Franciscan Leaders in Baker Abuse Case Waive Arraignments

The Tribune-Democrat
June 3, 2016

All three priests charged in the Brother Stephen Baker child sexual abuse scandal waived their formal arraignments that were scheduled for Friday at Blair County Courthouse.

No actual in-court proceedings took place.

The Revs. Giles A. Schinelli, 73; Robert J. D’Aversa, 69; and Anthony M. Criscitelli, 62, face felony charges of conspiracy and endangering the welfare of children. Earlier, in March, they pleaded not guilty during a preliminary arraignment and each were set free on $75,000 unsecured, supervised bail by Blair County Magisterial District Judge Paula Aigner.

They were then held over for trial following a preliminary hearing.

“This was simply another step in the process,” Jeffrey Johnson, assistant press secretary for the Pennsylvania Office of the Attorney General, wrote in an email.

“We expect the case will now enter a phase where pre-trial hearings are held and pre-trial motions are filed.”

The attorney general's office alleges the former ministers provincial of the Third Order Regular, Province of the Immaculate Conception gave Baker assignments in which he was around children – or could have potentially had access to children – even though allegations of child sexual abuse had been made against the friar.

Baker formally served at what was then called Bishop McCort High School from 1992 until 2000 and maintained unofficial access afterward, a time period during which he is alleged to have sexually abused maybe more than 100 children.

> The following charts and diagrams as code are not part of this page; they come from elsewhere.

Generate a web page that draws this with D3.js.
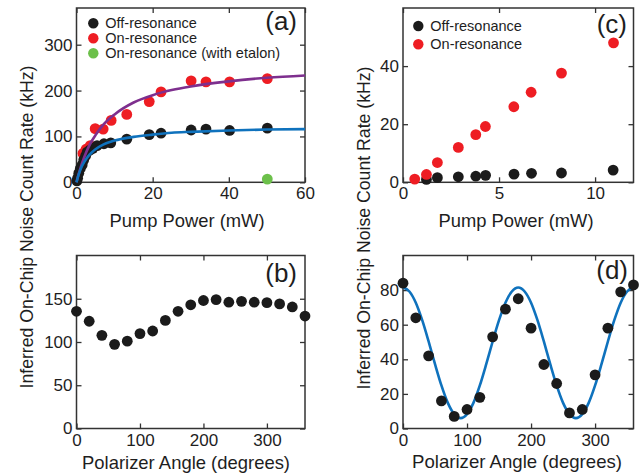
<!DOCTYPE html>
<html><head><meta charset="utf-8">
<script src="https://cdn.jsdelivr.net/npm/d3@7"></script>
<style>
html,body{margin:0;padding:0;background:#fff;}
text{font-family:"Liberation Sans",Arial,sans-serif;fill:#1e1e1e;}
</style></head>
<body>
<svg id="c" width="642" height="475"></svg>
<script>
// ---- Panel (a) data ----
const aOffPower = [0.1,0.3,0.6,1.0,1.5,1.9,2.4,2.8,3.5,4.3,5.4,7.2,9.0,13.2,19.1,22.2,30.1,34.0,40.2,50.1];
const aOffRate  = [3,9,20,30,38,49,58,66,70,74,80,84,86,94,104,107,114,116,113,118];
const aOnPower  = [1.7,2.5,3.6,4.9,7.0,9.1,13.2,19.1,22.2,30.1,34.0,40.2,50.1];
const aOnRate   = [63,72,80,117,116,135,148,176,197,221,219,219,226];
const aEtalonPower = [50.1];
const aEtalonRate  = [7];
const aFitPower = [0,0.5,1,2,3,4,5,7,10,15,20,25,30,40,50,60];
const aOffFit   = [0,15,27,44,56,65,72,82,91,99,104,108,110,113,115,116];
const aOnFit    = [0,16,30,54,74,90,103,125,148,174,190,201,209,220,228,233];
// ---- Panel (b) data ----
const bAngle = [0,20,40,60,80,100,120,140,160,180,200,220,240,260,280,300,320,340,360];
const bRate  = [135.5,124,107.7,97.3,101,109.7,112.7,125,135.5,143,148,149,146,147,146,145.5,144,140.5,130];
// ---- Panel (c) data ----
const cOnPower  = [0.61,1.22,1.79,2.88,3.79,4.29,5.77,6.67,8.25,10.96];
const cOnRate   = [1.1,2.7,6.8,12,16.4,19.2,26,31,37.6,48];
const cOffPower = [1.22,1.79,2.88,3.79,4.3,5.78,6.69,8.25,10.94];
const cOffRate  = [1.0,1.6,1.9,2.1,2.4,2.8,3.1,3.2,4.2];
// ---- Panel (d) data ----
const dAngle = [0,20,40,60,80,100,120,140,160,180,200,220,240,260,280,300,320,340,360];
const dRate  = [84,64,42,16,7,11,18,53,69,75,58,37,26,9,11,31,58,79,83];
const dFitAngle = [0,10,20,30,40,50,60,70,80,90,100,110,120,130,140,150,160,170,180,190,200,210,220,230,240,250,260,270,280,290,300,310,320,330,340,350,360];
const dFitRate  = [81.5,79.2,72.7,62.6,50.3,37.2,24.9,14.8,8.3,6,8.3,14.8,24.9,37.2,50.3,62.6,72.7,79.2,81.5,79.2,72.7,62.6,50.3,37.2,24.9,14.8,8.3,6,8.3,14.8,24.9,37.2,50.3,62.6,72.7,79.2,81.5];
// ---- tick labels ----
const aXTicks = [0,20,40,60], aYTicks = [0,100,200,300];
const bXTicks = [0,100,200,300], bYTicks = [0,50,100,150];
const cXTicks = [0,5,10], cYTicks = [0,20,40];
const dXTicks = [0,100,200,300], dYTicks = [0,20,40,60,80];

const legA = ["Off-resonance","On-resonance","On-resonance (with etalon)"];
const legC = ["Off-resonance","On-resonance"];

const BLACK="#1b1b1b", RED="#ee1d23", GREEN="#6cc04a", BLUE="#0f72bd", PURPLE="#7e2f8e";
const FONT="Liberation Sans, Arial, sans-serif";
const svg = d3.select("#c");

function panel(box, xDom, yDom, xTicks, yTicks){
  const g = svg.append("g");
  const x = d3.scaleLinear().domain(xDom).range([box.x0, box.x1]);
  const y = d3.scaleLinear().domain(yDom).range([box.y1, box.y0]);
  const TS = 5;
  const styleAx = s => { s.select(".domain").remove(); s.selectAll("line").attr("stroke","#333").attr("stroke-width",1.3); };
  const styleTx = s => s.selectAll("text").attr("font-size",17).attr("fill","#1e1e1e").attr("font-family",FONT);
  g.append("g").attr("transform",`translate(0,${box.y1})`)
    .call(d3.axisBottom(x).tickValues(xTicks).tickSizeInner(-TS).tickSizeOuter(0).tickPadding(5))
    .call(styleAx).call(styleTx);
  g.append("g").attr("transform",`translate(0,${box.y0})`)
    .call(d3.axisTop(x).tickValues(xTicks).tickSizeInner(-TS).tickSizeOuter(0).tickFormat(""))
    .call(styleAx);
  g.append("g").attr("transform",`translate(${box.x0},0)`)
    .call(d3.axisLeft(y).tickValues(yTicks).tickSizeInner(-TS).tickSizeOuter(0).tickPadding(4))
    .call(styleAx).call(styleTx);
  g.append("g").attr("transform",`translate(${box.x1},0)`)
    .call(d3.axisRight(y).tickValues(yTicks).tickSizeInner(-TS).tickSizeOuter(0).tickFormat(""))
    .call(styleAx);
  g.append("rect").attr("x",box.x0).attr("y",box.y0).attr("width",box.x1-box.x0).attr("height",box.y1-box.y0)
    .attr("fill","none").attr("stroke","#333").attr("stroke-width",1.5);
  return {g,x,y};
}
function dots(p, xs, ys, color, r=5.4){
  p.g.append("g").selectAll("circle").data(xs.map((v,i)=>[v,ys[i]])).join("circle")
    .attr("cx",d=>p.x(d[0])).attr("cy",d=>p.y(d[1])).attr("r",r).attr("fill",color);
}
function curve(p, xs, ys, color){
  p.g.append("path").datum(xs.map((v,i)=>[v,ys[i]]))
    .attr("d", d3.line().x(d=>p.x(d[0])).y(d=>p.y(d[1])).curve(d3.curveMonotoneX))
    .attr("fill","none").attr("stroke",color).attr("stroke-width",2.6);
}
function label(txt,x,y,size=26){
  svg.append("text").attr("x",x).attr("y",y).attr("text-anchor","end").attr("font-size",size).text(txt);
}
function legend(items, colors, x, y, dy){
  items.forEach((t,i)=>{
    svg.append("circle").attr("cx",x).attr("cy",y+i*dy).attr("r",5.2).attr("fill",colors[i]);
    svg.append("text").attr("x",x+12).attr("y",y+i*dy+5).attr("font-size",14.5).text(t);
  });
}
function xTitle(txt, cx, y, len){
  svg.append("text").attr("x",cx).attr("y",y).attr("text-anchor","middle").attr("font-size",18.5)
    .attr("textLength",len).attr("lengthAdjust","spacingAndGlyphs").text(txt);
}
function yTitle(txt, x, cy, len){
  svg.append("text").attr("transform",`translate(${x},${cy}) rotate(-90)`).attr("text-anchor","middle")
    .attr("font-size",18.5).attr("textLength",len).attr("lengthAdjust","spacingAndGlyphs").text(txt);
}

const boxA = {x0:76.5,x1:305,y0:8,y1:182.3};
const boxB = {x0:76.5,x1:305,y0:255.5,y1:428.5};
const boxC = {x0:403,x1:633.5,y0:8,y1:182.3};
const boxD = {x0:403,x1:633.5,y0:255.5,y1:428.5};

// (a)
const pa = panel(boxA,[0,60],[0,380],aXTicks,aYTicks);
dots(pa,aOnPower,aOnRate,RED);
dots(pa,aOffPower,aOffRate,BLACK);
dots(pa,aEtalonPower,aEtalonRate,GREEN);
curve(pa,aFitPower,aOnFit,PURPLE);
curve(pa,aFitPower,aOffFit,BLUE);
legend(legA,[BLACK,RED,GREEN],93.3,23.3,15);
label("(a)",297,30);

// (b)
const pb = panel(boxB,[0,360],[0,200],bXTicks,bYTicks);
dots(pb,bAngle,bRate,BLACK);
label("(b)",297,282);

// (c)
const pc = panel(boxC,[0,12],[0,60],cXTicks,cYTicks);
dots(pc,cOffPower,cOffRate,BLACK);
dots(pc,cOnPower,cOnRate,RED);
legend(legC,[BLACK,RED],418.3,26,18.3);
label("(c)",627,33);

// (d)
const pd = panel(boxD,[0,360],[0,100],dXTicks,dYTicks);
curve(pd,dFitAngle,dFitRate,BLUE);
dots(pd,dAngle,dRate,BLACK);
label("(d)",628,279);

xTitle("Pump Power (mW)",187,227,155);
xTitle("Pump Power (mW)",516,227,155);
xTitle("Polarizer Angle (degrees)",186,469,208);
xTitle("Polarizer Angle (degrees)",517,468,210);
yTitle("Inferred On-Chip Noise Count Rate (kHz)",33,227,323);
yTitle("Inferred On-Chip Noise Count Rate (kHz)",370,228,323);
</script>
</body></html>
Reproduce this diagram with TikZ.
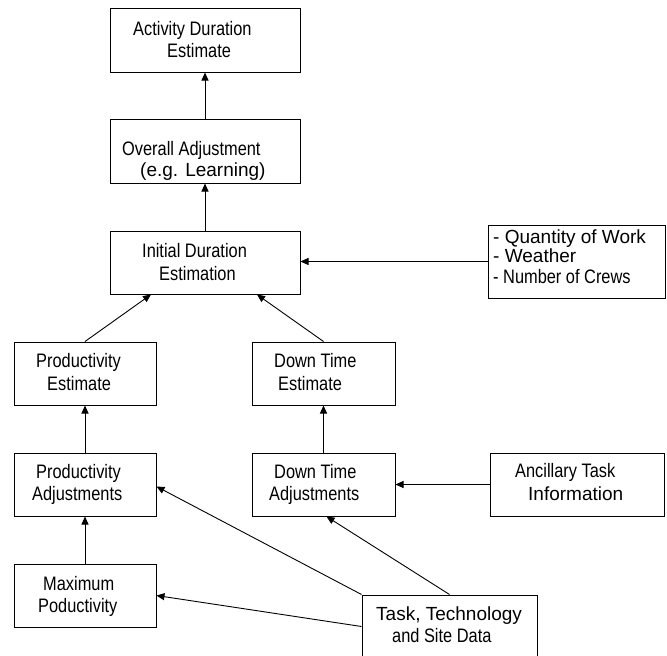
\documentclass[tikz,border=0pt]{standalone}
\usepackage{fontspec}
\setmainfont{Liberation Sans}
\newfontfamily\cfont[FakeStretch=0.84]{Liberation Sans}
\usetikzlibrary{arrows.meta}
\tikzset{
  box/.style={draw, line width=1pt, inner sep=0pt, rectangle},
  lbl/.style={anchor=base west, inner sep=0pt, font=\fontsize{19pt}{22pt}\selectfont},
  clbl/.style={anchor=base west, inner sep=0pt, font=\fontsize{19.5pt}{22pt}\selectfont\cfont},
  arr/.style={line width=0.9pt, -{Triangle[length=8pt,width=7pt]}}
}
\begin{document}
\begin{tikzpicture}[x=1pt,y=-1pt]
\clip (0,0) rectangle (667,656);
\fill[white] (0,0) rectangle (667,656);
% boxes
\node[box, minimum width=190pt, minimum height=64pt] (ade) at (205,40) {};
\node[box, minimum width=190pt, minimum height=64pt] (oa) at (205,151) {};
\node[box, minimum width=190pt, minimum height=63pt] (ide) at (205,262.5) {};
\node[box, minimum width=177pt, minimum height=73pt] (q) at (576.5,261.5) {};
\node[box, minimum width=142pt, minimum height=63pt] (pe) at (85,373.5) {};
\node[box, minimum width=143pt, minimum height=63pt] (dte) at (323.5,373.5) {};
\node[box, minimum width=142pt, minimum height=63pt] (pa) at (85,484.5) {};
\node[box, minimum width=143pt, minimum height=63pt] (dta) at (323.5,484.5) {};
\node[box, minimum width=174pt, minimum height=63pt] (ati) at (577,484.5) {};
\node[box, minimum width=142pt, minimum height=63pt] (mp) at (85,595.5) {};
\node[box, minimum width=175pt, minimum height=90pt] (tts) at (449.5,640) {};
% labels
\node[clbl] (t1a) at (133,35) {Activity Duration};
\node[clbl] (t1b) at (167,57) {Estimate};
\node[clbl] (t2a) at (122,155) {Overall Adjustment};
\node[lbl] (t2b) at (140,176) {(e.g. Learning)};
\node[clbl] (t3a) at (142,257) {Initial Duration};
\node[clbl] (t3b) at (159,280) {Estimation};
\node[lbl] (t4a) at (493,243) {- Quantity of Work};
\node[lbl] (t4b) at (493,262) {- Weather};
\node[clbl] (t4c) at (493,283) {- Number of Crews};
\node[clbl] (t5a) at (36,367) {Productivity};
\node[clbl] (t5b) at (47,390) {Estimate};
\node[clbl] (t6a) at (274,367) {Down Time};
\node[clbl] (t6b) at (278,390) {Estimate};
\node[clbl] (t7a) at (36,478) {Productivity};
\node[clbl] (t7b) at (32,500) {Adjustments};
\node[clbl] (t8a) at (274,478) {Down Time};
\node[clbl] (t8b) at (269,500) {Adjustments};
\node[clbl] (t9a) at (515,477) {Ancillary Task};
\node[lbl] (t9b) at (528,500) {Information};
\node[clbl] (t10a) at (43,590) {Maximum};
\node[clbl] (t10b) at (38,612) {Poductivity};
\node[lbl] (t11a) at (376,620) {Task, Technology};
\node[clbl] (t11b) at (392,642) {and Site Data};
% connectors
\draw[arr] (oa.north) -- (ade.south);
\draw[arr] (ide.north) -- (oa.south);
\draw[arr] (pe.north) -- ([xshift=-54pt]ide.south);
\draw[arr] (dte.north) -- ([xshift=52pt]ide.south);
\draw[arr] (q.west) -- (ide.east |- q.west);
\draw[arr] (pa.north) -- (pe.south);
\draw[arr] (dta.north) -- (dte.south);
\draw[arr] (mp.north) -- (pa.south);
\draw[arr] (ati.west) -- (dta.east);
\draw[arr] (tts.north west) -- ([yshift=-2pt]pa.east);
\draw[arr] (tts.north) -- ([xshift=3pt]dta.south);
\draw[arr] ([yshift=-32pt]tts.north west) -- (mp.east);
\end{tikzpicture}
\end{document}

“Baker was a monster, and I think the TORs knew it,” Bob Hoatson, a former priest and co-founder of Road to Recovery, a nonprofit organization that supports abuse victims, said during a telephone interview.

Hoatson continued: “It's just appalling that men who were making the decisions were doing it for the protection of the order and the man and not the children who were suffering.”

Criscitelli's attorney, James Kraus, respectfully declined to comment on the matter. Lawyers representing Schinelli and D'Aversa did not immediately respond to requests for interviews.

The next scheduled formal step in the process is a preliminary conference on June 27.